While salt may be a cheap ingredient to flavour your chips today, it was once as valuable as gold and any town along the medieval Salt Route was as rich as a Middle Eastern oil state by modern standards. Hence the enormous number of monuments such as vast cathedrals and imposing town halls that can be found in relatively small towns like Mölln. Think Dubai architecture and more oil money than sense and you’ll get the medieval picture.
Although located in the middle of the Duchy of Lauenburg, medieval Mölln was mortgaged to the Free Hanseatic City of Lübeck, which legislated and ruled Mölln from 1359 to 1683 with an iron merchant fist.
However, the town’s most famous inhabitant is not a rich merchant or romantic highway robber attacking carts on the Old Salt Route but lowly Till Eulenspiegel, who wasn’t actually born there, but came to Mölln to “retire” from his duties as court jester, charlatan and medieval prankster.

Deutsch: Braunschweig: Detail des Till Eulenspiegel-Brunnens (Photo credit: Wikipedia)
Till Eulenspiegel reputedly lived in Brunswick (Braunschweig in Germany), before moving to Mölln, where he allegedly died of the plague in 1350. There is no actual proof he existed or even lived in Mölln, but throughout the centuries various documents appeared that related to him and today an entire museum is devoted to the antics of this medieval confidence trickster, juggler, comedian and irresistible charmer.

Till Eulenspiegel Mölln (Photo credit: Wikipedia)
Throughout the town there are several statues commemorating his pranks and colourful life. Here are some Google pictures of the town:
https://www.google.co.uk/search?q=molln+germany&hl=en&client=firefox-a&hs=mKZ&rls=org.mozilla:en-GB:official&prmd=imvns&tbm=isch&tbo=u&source=univ&sa=X&ei=BDqGUJmSOoyo0AXh_4D4DQ&ved=0CCYQsAQ&biw=1283&bih=551
Till’s career as a prankster reputedly flourished in the rich medieval merchant towns of Germany, the Low Countries (Flanders) and France. Today, most historians believe Eulenspiegel was just a literary figure that populated stories in medieval cities like Braunschweig, Cologne, Bremen, Marburg and Rostock – or indeed anywhere, where rich burghers had been the victim of a prankster and felt enraged enough to report such misdeeds to the authorities.
Such pranksters soon entered local folklore and if you can’t remember the name of the chap who pulled wool over your eyes and a purse out of your waistcoat, you might as well call him Eulenspiegel and pass the warning on to your wealthy friends.
Stroll through Mölln and wherever you look, you’ll see Till Eulenspiegel holding up his mirror, reminding us who we pretend to be and who we really are.

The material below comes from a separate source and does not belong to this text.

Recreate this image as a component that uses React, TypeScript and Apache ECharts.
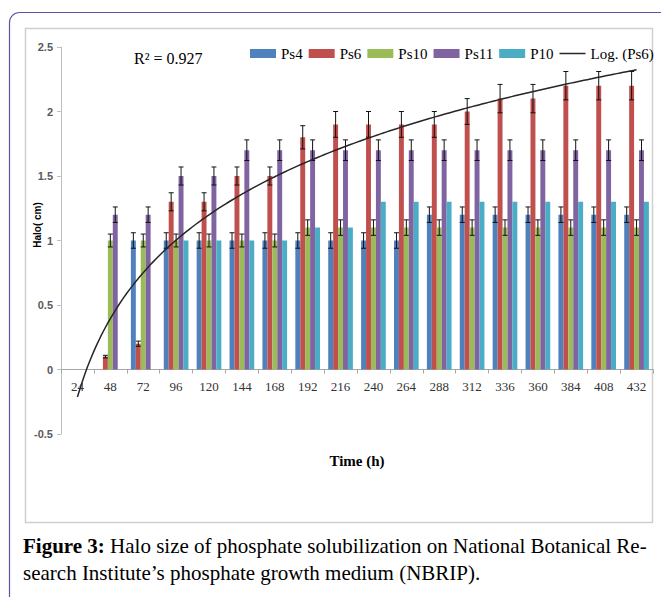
import React, { useEffect, useRef } from "react";
import * as echarts from "echarts";

const categories = ["24", "48", "72", "96", "120", "144", "168", "192", "216", "240", "264", "288", "312", "336", "360", "384", "408", "432"];
const seriesNames = ["Ps4", "Ps6", "Ps10", "Ps11", "P10"];
const ps4 = [0, 0, 1.0, 1.0, 1.0, 1.0, 1.0, 1.0, 1.0, 1.0, 1.0, 1.2, 1.2, 1.2, 1.2, 1.2, 1.2, 1.2];
const ps6 = [0, 0.1, 0.2, 1.3, 1.3, 1.5, 1.5, 1.8, 1.9, 1.9, 1.9, 1.9, 2.0, 2.1, 2.1, 2.2, 2.2, 2.2];
const ps10 = [0, 1.0, 1.0, 1.0, 1.0, 1.0, 1.0, 1.1, 1.1, 1.1, 1.1, 1.1, 1.1, 1.1, 1.1, 1.1, 1.1, 1.1];
const ps11 = [0, 1.2, 1.2, 1.5, 1.5, 1.7, 1.7, 1.7, 1.7, 1.7, 1.7, 1.7, 1.7, 1.7, 1.7, 1.7, 1.7, 1.7];
const p10 = [0, 0, 0, 1.0, 1.0, 1.0, 1.0, 1.1, 1.1, 1.3, 1.3, 1.3, 1.3, 1.3, 1.3, 1.3, 1.3, 1.3];

const ps4Err = [0, 0, 0.06, 0.06, 0.06, 0.06, 0.06, 0.06, 0.06, 0.06, 0.06, 0.06, 0.06, 0.06, 0.06, 0.06, 0.06, 0.06];
const ps6Err = [0, 0.01, 0.02, 0.07, 0.07, 0.07, 0.07, 0.09, 0.1, 0.1, 0.1, 0.1, 0.1, 0.11, 0.11, 0.11, 0.11, 0.11];
const ps10Err = [0, 0.05, 0.05, 0.05, 0.05, 0.05, 0.05, 0.06, 0.06, 0.06, 0.06, 0.06, 0.06, 0.06, 0.06, 0.06, 0.06, 0.06];
const ps11Err = [0, 0.06, 0.06, 0.07, 0.07, 0.08, 0.08, 0.08, 0.08, 0.08, 0.08, 0.08, 0.08, 0.08, 0.08, 0.08, 0.08, 0.08];
const p10Err = [0, 0, 0, 0, 0, 0, 0, 0, 0, 0, 0, 0, 0, 0, 0, 0, 0, 0];

const yTicks = { min: -0.5, max: 2.5, interval: 0.5 };
const colors = ["#4f81bd", "#c0504d", "#9bbb59", "#8064a2", "#4bacc6"];
const rSquaredLabel = "R² = 0.927";
const trendName = "Log. (Ps6)";

export default function App() {
  const ref = useRef<HTMLDivElement>(null);
  useEffect(() => {
    if (!ref.current) return;
    const chart = echarts.init(ref.current, null, { renderer: "svg" });
    const values = [ps4, ps6, ps10, ps11, p10];
    const errs = [ps4Err, ps6Err, ps10Err, ps11Err, p10Err];

    // Excel-style logarithmic trendline fitted to Ps6 (x = 1..n)
    const n = ps6.length;
    const lx = ps6.map((_, i) => Math.log(i + 1));
    const mx = lx.reduce((a, b) => a + b, 0) / n;
    const my = ps6.reduce((a, b) => a + b, 0) / n;
    let sxy = 0, sxx = 0;
    for (let i = 0; i < n; i++) {
      sxy += (lx[i] - mx) * (ps6[i] - my);
      sxx += (lx[i] - mx) * (lx[i] - mx);
    }
    const a = sxy / sxx;
    const b = my - a * mx;
    const trend: number[][] = [];
    for (let k = 0; k <= 170; k++) {
      const x = 1 + k * 0.1;
      trend.push([x, a * Math.log(x) + b]);
    }

    const errData: number[][] = [];
    values.forEach((arr, si) => {
      arr.forEach((v, ci) => {
        if (v > 0 && errs[si][ci] > 0) errData.push([ci, v, errs[si][ci], si]);
      });
    });

    const barSeries = seriesNames.map((name, i) => ({
      name,
      type: "bar",
      xAxisIndex: 0,
      yAxisIndex: 0,
      data: values[i],
      barGap: "0%",
      barCategoryGap: "25%",
      itemStyle: { color: colors[i] },
      z: 2,
    }));

    const gridPos = { left: 61, right: 8, top: 47, bottom: 163 };
    const plotH = 597 - gridPos.top - gridPos.bottom;
    const zeroOffset = -(plotH * (0 - yTicks.min)) / (yTicks.max - yTicks.min);

    chart.setOption({
      animation: false,
      backgroundColor: "#ffffff",
      grid: [
        { ...gridPos, containLabel: false },
        { ...gridPos, containLabel: false },
      ],
      legend: {
        left: 245,
        top: 41,
        itemWidth: 26,
        itemHeight: 9,
        itemGap: 6,
        textStyle: { fontFamily: "Liberation Serif", fontSize: 15, color: "#000" },
        data: [
          ...seriesNames.map((nm) => ({ name: nm, icon: "rect" })),
          { name: trendName, icon: "path://M0,0 H26 V1.5 H0 Z" },
        ],
      },
      xAxis: [
        {
          type: "category",
          gridIndex: 0,
          position: "bottom",
          offset: zeroOffset,
          data: categories,
          axisLine: { onZero: false, lineStyle: { color: "#a6a6a6", width: 1 } },
          axisTick: { show: true, length: 4, lineStyle: { color: "#a6a6a6" } },
          axisLabel: {
            margin: 10,
            fontFamily: "Liberation Serif",
            fontSize: 13,
            color: "#333",
            interval: 0,
          },
          splitLine: { show: false },
        },
        {
          type: "value",
          gridIndex: 1,
          min: 0.5,
          max: 18.5,
          show: false,
        },
      ],
      yAxis: [
        {
          type: "value",
          gridIndex: 0,
          min: yTicks.min,
          max: yTicks.max,
          interval: yTicks.interval,
          axisLine: { show: true, onZero: false, lineStyle: { color: "#bfbfbf" } },
          axisTick: { show: true, length: 4, lineStyle: { color: "#bfbfbf" } },
          axisLabel: {
            margin: 8,
            fontFamily: "Liberation Sans",
            fontSize: 11,
            fontWeight: "bold",
            color: "#595959",
          },
          splitLine: { show: false },
        },
        {
          type: "value",
          gridIndex: 1,
          min: yTicks.min,
          max: yTicks.max,
          interval: yTicks.interval,
          show: false,
        },
      ],
      series: [
        ...barSeries,
        {
          type: "custom",
          name: "errors",
          xAxisIndex: 0,
          yAxisIndex: 0,
          z: 3,
          encode: { x: 0, y: 1 },
          data: errData,
          renderItem: (params: any, api: any) => {
            const ci = api.value(0);
            const v = api.value(1);
            const e = api.value(2);
            const si = api.value(3);
            const band = api.size([1, 0])[0];
            const groupW = band * 0.75;
            const bw = groupW / 5;
            const cx = api.coord([ci, v])[0] - groupW / 2 + bw * (si + 0.5);
            const yTop = api.coord([ci, v + e])[1];
            const yBot = api.coord([ci, v - e])[1];
            const hw = 2.5;
            const st = { stroke: "#111", lineWidth: 1 };
            return {
              type: "group",
              children: [
                { type: "line", shape: { x1: cx, y1: yTop, x2: cx, y2: yBot }, style: st },
                { type: "line", shape: { x1: cx - hw, y1: yTop, x2: cx + hw, y2: yTop }, style: st },
                { type: "line", shape: { x1: cx - hw, y1: yBot, x2: cx + hw, y2: yBot }, style: st },
              ],
            };
          },
        },
        {
          type: "line",
          name: trendName,
          xAxisIndex: 1,
          yAxisIndex: 1,
          data: trend,
          symbol: "none",
          showSymbol: false,
          lineStyle: { color: "#262626", width: 1.5 },
          itemStyle: { color: "#262626" },
          z: 4,
        },
      ],
      graphic: [
        {
          type: "rect",
          z: -20,
          shape: { x: 9.5, y: 12.5, width: 700, height: 700, r: [10, 0, 0, 0] },
          style: { fill: "#fff", stroke: "#5d55a0", lineWidth: 1.2 },
        },
        {
          type: "rect",
          z: -10,
          shape: { x: 25.5, y: 28.5, width: 627, height: 494 },
          style: { fill: "#fff", stroke: "#cfcfcf", lineWidth: 1.5 },
        },
        {
          type: "text",
          x: 134,
          y: 58,
          style: {
            text: rSquaredLabel,
            fontFamily: "Liberation Serif",
            fontSize: 16,
            fill: "#000",
            verticalAlign: "middle",
          },
        },
        {
          type: "text",
          x: 37,
          y: 225,
          rotation: Math.PI / 2,
          style: {
            text: "Halo( cm)",
            fontFamily: "Liberation Sans",
            fontSize: 10,
            fontWeight: "bold",
            fill: "#000",
            align: "center",
            verticalAlign: "middle",
          },
        },
        {
          type: "text",
          x: 357,
          y: 461,
          style: {
            text: "Time (h)",
            fontFamily: "Liberation Serif",
            fontSize: 15,
            fontWeight: "bold",
            fill: "#000",
            align: "center",
            verticalAlign: "middle",
          },
        },
        {
          type: "text",
          x: 23,
          y: 546,
          style: {
            text: "{b|Figure 3:} Halo size of phosphate solubilization on National Botanical Re-",
            fontFamily: "Liberation Serif",
            fontSize: 21,
            fill: "#000",
            verticalAlign: "middle",
            rich: {
              b: { fontFamily: "Liberation Serif", fontSize: 21, fontWeight: "bold", fill: "#000" },
            },
          },
        },
        {
          type: "text",
          x: 23,
          y: 573,
          style: {
            text: "search Institute’s phosphate growth medium (NBRIP).",
            fontFamily: "Liberation Serif",
            fontSize: 21,
            fill: "#000",
            verticalAlign: "middle",
          },
        },
      ],
    });
    return () => chart.dispose();
  }, []);
  return (
    <div
      ref={ref}
      style={{ position: "fixed", left: 0, top: 0, width: 661, height: 597, background: "#fff" }}
    />
  );
}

In Welsh tradition those who master “the word” and can “read” people are deemed to be magicians or sorcerers like Gandalf or Merlin. The modern day equivalent are perhaps genius tricksters like Simon Baker’s The Mentalist, a man who solves crimes by noticing even the tiniest things about people, thus unmasking their real motives and manipulating them into revealing their guilt.

Deutsch: Eulenspiegel (Photo credit: Wikipedia)

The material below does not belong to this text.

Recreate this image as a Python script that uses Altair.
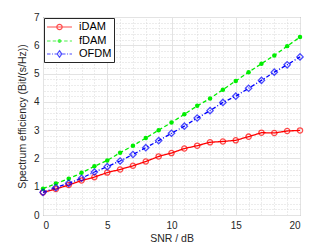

Till Eulenspiegel strikes me as just such a character, someone who knows instinctively where society is going wrong and what makes people tick. Interestingly, like the aforementioned sorcerers, Till uses communication to make fools of his contemporaries, although occasionally he can’t resist employing slapstick humour such as tricking a priest to voluntarily cover his hands with poo or by causing a medieval traffic jam with horse-drawn carts.

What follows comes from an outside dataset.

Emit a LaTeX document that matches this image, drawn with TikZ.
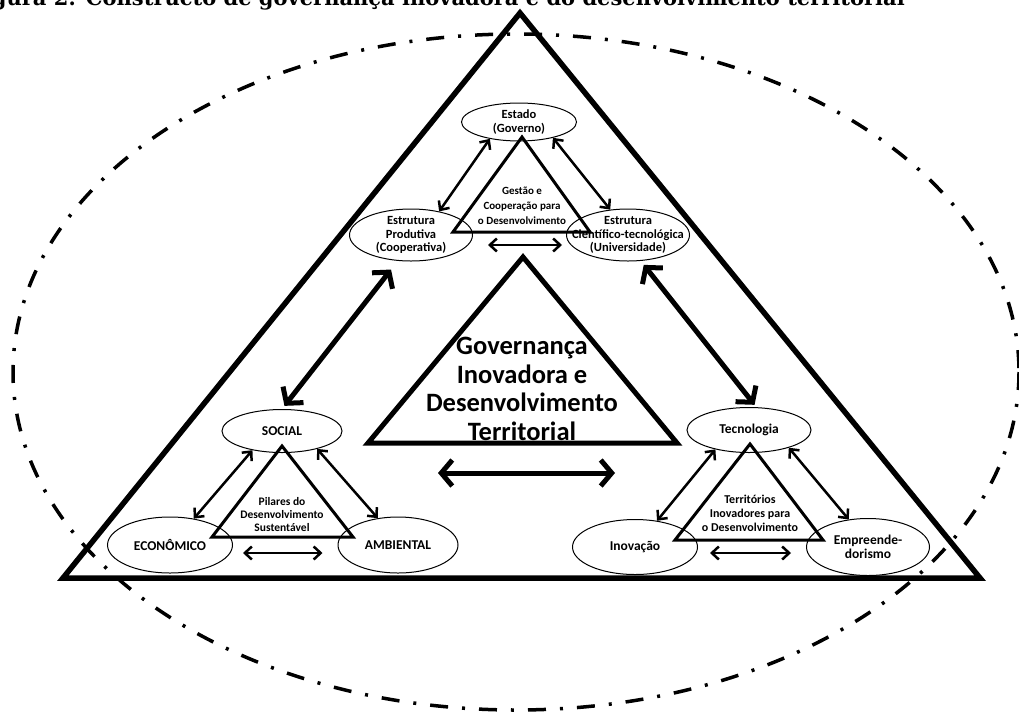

Despite historians telling us Till never existed, a gravestone emerged in the itinerary of one Fynes Moryson in 1591 that proclaimed in its epitaph Don’t move this stone, let that be clear – Eulenspiegel’s buried here” in Low German dialect – reminding us that Till is still a force to be reckoned with even after death. Or as Mulder and Scully would say…the truth is out there…and no matter how hard you try to cover up your misdeeds, eventually truth will bite you in the rear and your secrets will be outed.
Till’s practical jokes aimed to expose his contemporaries’ vices such as greed, hypocrisy and folly and in Till’s pranks, literally anything that can go wrong, when people communicate, does go wrong and with spectacularly funny results. Till is a master of communication, and acts as the intrinsic trigger, the unpredictable factor of complication that can throw any communication totally off course. I’ve always loved the list of his pranks that highlight our narrow-minded outlook on the world and show us how this outlook can be subverted and turned up-side-down: he reveals a universal truth to us…
…just like any gifted fantasy author would do.

Deutsch: „Eulenspiegel Gedenkstein“ an der Kirche Sankt Nicolai in Mölln. (Photo credit: Wikipedia)
Here are some Eulenspiegel Museum pictures and information on Till and the town of Mölln, where he reputedly died after playing his final prank on the priest who read him his last rights:
http://www.eulenspiegel-museum.de/english/english.htm
If your feet are aching as much as your credit card, perhaps it’s time to leave the shopping to somebody else and take a critical look in the mirror instead; why no adopt the Eulenspiegel view of Christmas and play a prank on your nearest and dearest?
Dear Word Press children, this year our stockings only appear to be empty…for Santa’s blessing us with the gift of “air”!